Below, locate the line that contains "Reproduce this screenshot". Repeat exactly from that line to the line that contains "Psychology of Selling</div>", inclusive, leaving out the pictures.
— BEGIN Provided entries —
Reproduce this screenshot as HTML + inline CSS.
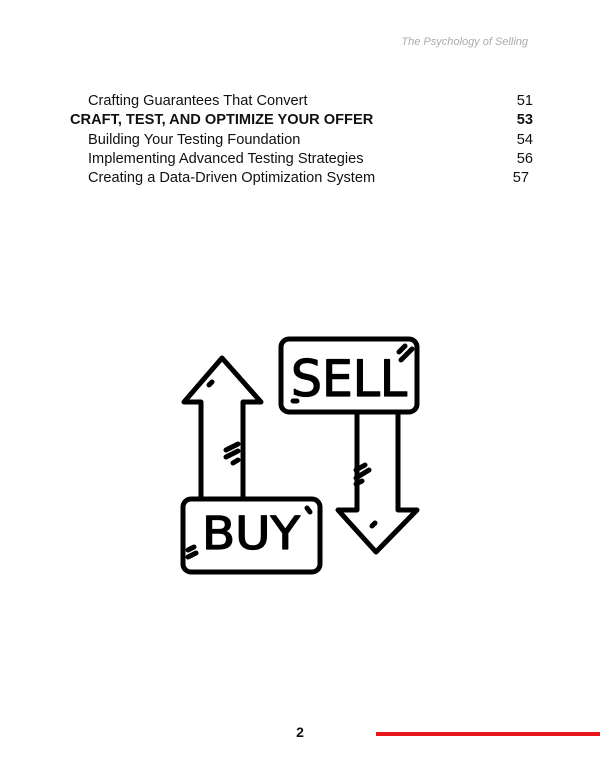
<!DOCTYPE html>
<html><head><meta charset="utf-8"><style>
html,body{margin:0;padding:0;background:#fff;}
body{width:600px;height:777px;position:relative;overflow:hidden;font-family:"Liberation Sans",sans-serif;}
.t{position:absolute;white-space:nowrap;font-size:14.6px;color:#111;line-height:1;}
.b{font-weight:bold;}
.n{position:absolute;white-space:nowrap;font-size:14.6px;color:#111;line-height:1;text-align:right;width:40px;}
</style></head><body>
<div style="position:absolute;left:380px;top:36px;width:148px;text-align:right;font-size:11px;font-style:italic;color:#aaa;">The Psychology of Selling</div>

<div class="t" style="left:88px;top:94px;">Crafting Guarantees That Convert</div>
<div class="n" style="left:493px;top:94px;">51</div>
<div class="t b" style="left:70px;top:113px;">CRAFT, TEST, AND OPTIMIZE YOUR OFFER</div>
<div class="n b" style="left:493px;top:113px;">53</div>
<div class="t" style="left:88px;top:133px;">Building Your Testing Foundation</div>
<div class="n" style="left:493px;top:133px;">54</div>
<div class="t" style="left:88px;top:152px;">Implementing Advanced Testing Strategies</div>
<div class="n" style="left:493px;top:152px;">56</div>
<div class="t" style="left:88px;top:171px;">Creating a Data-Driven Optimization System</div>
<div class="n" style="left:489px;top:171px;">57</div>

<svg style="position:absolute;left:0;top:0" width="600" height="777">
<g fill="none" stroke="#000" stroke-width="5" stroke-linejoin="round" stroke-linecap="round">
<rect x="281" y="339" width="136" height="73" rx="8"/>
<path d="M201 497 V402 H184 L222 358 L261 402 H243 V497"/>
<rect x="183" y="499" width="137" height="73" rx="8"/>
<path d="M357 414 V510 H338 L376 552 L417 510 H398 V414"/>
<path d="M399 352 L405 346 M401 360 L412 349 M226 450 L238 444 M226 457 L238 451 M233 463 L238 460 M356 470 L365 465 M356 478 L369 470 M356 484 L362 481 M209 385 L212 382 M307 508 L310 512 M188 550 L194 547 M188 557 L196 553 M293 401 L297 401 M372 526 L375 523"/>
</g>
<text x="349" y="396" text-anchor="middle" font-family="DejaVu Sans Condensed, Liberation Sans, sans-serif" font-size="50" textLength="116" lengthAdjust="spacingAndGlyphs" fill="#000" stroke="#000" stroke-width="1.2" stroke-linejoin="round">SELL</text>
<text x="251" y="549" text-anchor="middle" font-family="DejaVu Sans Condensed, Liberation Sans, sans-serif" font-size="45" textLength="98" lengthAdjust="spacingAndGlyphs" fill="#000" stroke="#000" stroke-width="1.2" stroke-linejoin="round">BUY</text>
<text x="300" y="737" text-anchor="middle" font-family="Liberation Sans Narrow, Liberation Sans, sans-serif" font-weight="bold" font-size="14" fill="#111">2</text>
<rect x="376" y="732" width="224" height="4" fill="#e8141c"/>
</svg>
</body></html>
— END Provided entries —
— BEGIN Provided entries —
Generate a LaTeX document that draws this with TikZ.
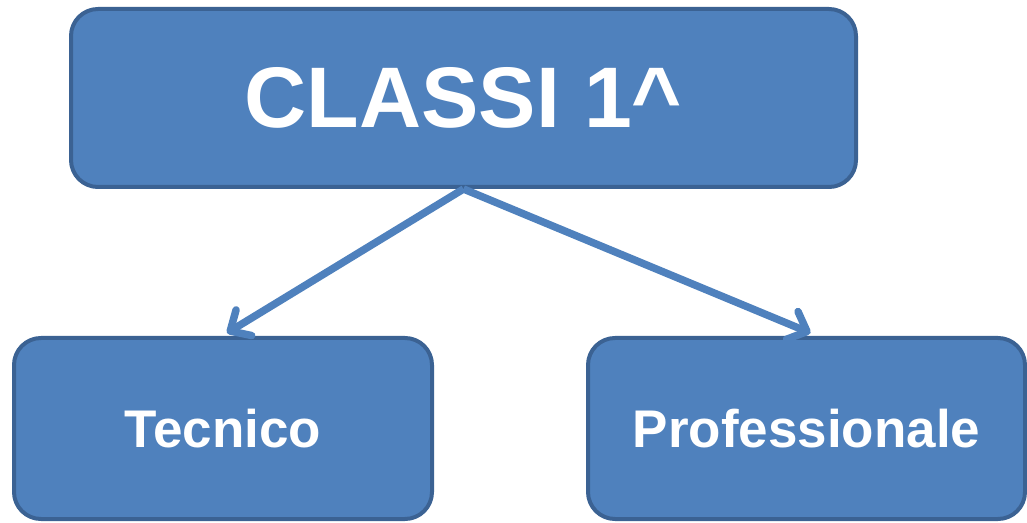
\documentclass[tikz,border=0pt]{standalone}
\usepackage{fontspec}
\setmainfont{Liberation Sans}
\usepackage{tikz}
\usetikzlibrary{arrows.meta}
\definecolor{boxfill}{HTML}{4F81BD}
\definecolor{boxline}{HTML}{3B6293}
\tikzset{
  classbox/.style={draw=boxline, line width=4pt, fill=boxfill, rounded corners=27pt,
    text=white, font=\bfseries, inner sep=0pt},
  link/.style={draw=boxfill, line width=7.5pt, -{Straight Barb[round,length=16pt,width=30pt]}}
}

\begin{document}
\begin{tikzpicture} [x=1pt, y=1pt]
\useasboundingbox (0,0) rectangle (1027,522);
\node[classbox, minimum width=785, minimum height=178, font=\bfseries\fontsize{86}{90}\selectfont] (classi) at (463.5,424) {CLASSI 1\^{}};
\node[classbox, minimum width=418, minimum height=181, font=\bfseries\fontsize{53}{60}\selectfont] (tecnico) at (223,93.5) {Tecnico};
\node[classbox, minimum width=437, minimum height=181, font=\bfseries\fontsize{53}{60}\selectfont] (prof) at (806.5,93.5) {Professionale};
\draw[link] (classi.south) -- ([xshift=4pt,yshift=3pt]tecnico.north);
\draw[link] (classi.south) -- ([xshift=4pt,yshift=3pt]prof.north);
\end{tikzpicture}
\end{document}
— END Provided entries —
## The solution
Reproduce this screenshot as HTML + inline CSS.
<!DOCTYPE html>
<html><head><meta charset="utf-8"><style>
html,body{margin:0;padding:0;background:#fff;}
body{width:600px;height:777px;position:relative;overflow:hidden;font-family:"Liberation Sans",sans-serif;}
.t{position:absolute;white-space:nowrap;font-size:14.6px;color:#111;line-height:1;}
.b{font-weight:bold;}
.n{position:absolute;white-space:nowrap;font-size:14.6px;color:#111;line-height:1;text-align:right;width:40px;}
</style></head><body>
<div style="position:absolute;left:380px;top:36px;width:148px;text-align:right;font-size:11px;font-style:italic;color:#aaa;">The Psychology of Selling</div>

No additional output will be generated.